King Conan is a collection of five fantasy short stories  by American writer Robert E. Howard featuring his  sword and sorcery hero Conan the Barbarian. It is also the name of two separate comic book series featuring the character.

The book was first published in hardcover by Gnome Press in 1953. The stories originally appeared in the 1930s in the fantasy magazine Weird Tales. The collection never saw publication in paperback; instead, its component stories were divided and distributed among other "Conan" collections.

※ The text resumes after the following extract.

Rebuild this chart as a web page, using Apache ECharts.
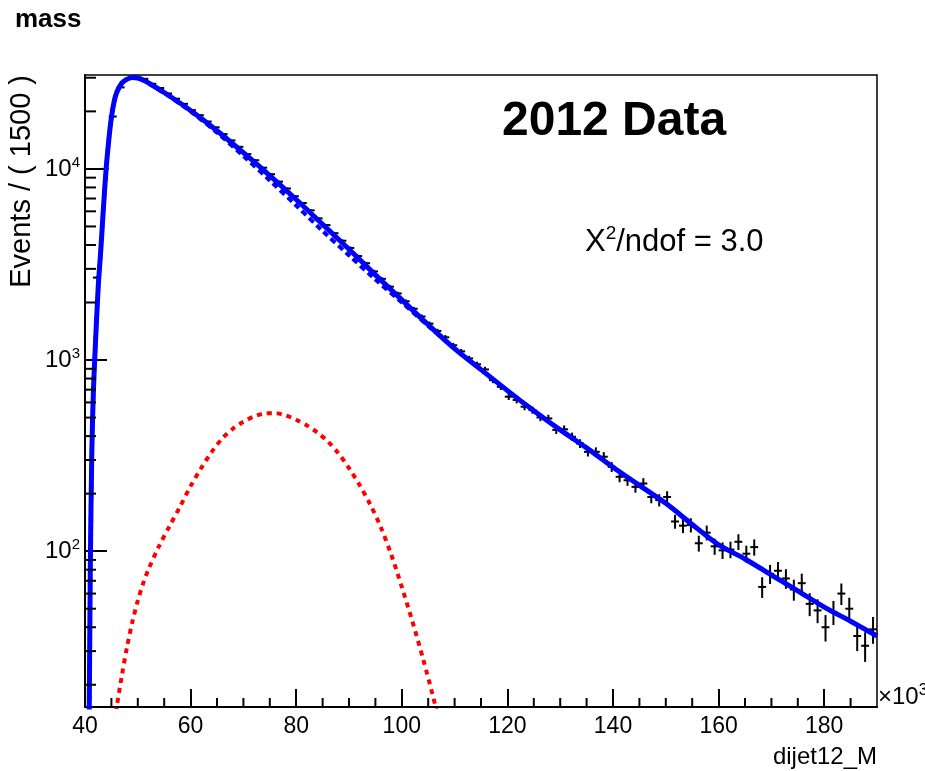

Chronologically, the five short stories collected as King Conan are the fourth in Gnome's Conan series; the novel Conan the Conqueror follows.

Contents
"Introduction" (L. Sprague de Camp)
July 1, 1931 note from H. P. Lovecraft to Robert E. Howard
"Jewels of Gwahlur"
"Beyond the Black River"
"The Treasure of Tranicos" (edited/rewritten by de Camp from Howard's "The Black Stranger")
"The Phoenix on the Sword"
"The Scarlet Citadel"

Comics

Marvel Comics
Marvel Comics published 55 issues of a King Conan series from 1980-1989 (retitled Conan the King from #20-onward).

Dark Horse Comics
In 2011, Dark Horse Comics started a new Conan comic book, named King Conan; the Cimmerian, now old and alone on his throne of Aquilonia, recalls his previous years adventures with the young royal scribe; his tales are set after he got the throne. Dark Horse adapted several Howard's short stories plus The Hour of the Dragon. Until now, the list includes, in the following order:
"The Scarlet Citadel" (2011)
"The Phoenix on the Sword" (2012)
"The Hour of the Dragon" (2013)
"The Conqueror" (2014) (Originally, Dark Horse wanted to make 12 issues of The Hour of the Dragon, then they decided to split the story into two, publishing the second part with the alternate name of the novel.)

Reception
P. Schuyler Miller received the collection favorably, praising Howard's ability "to make the preposterous doings of his superhuman hero so real."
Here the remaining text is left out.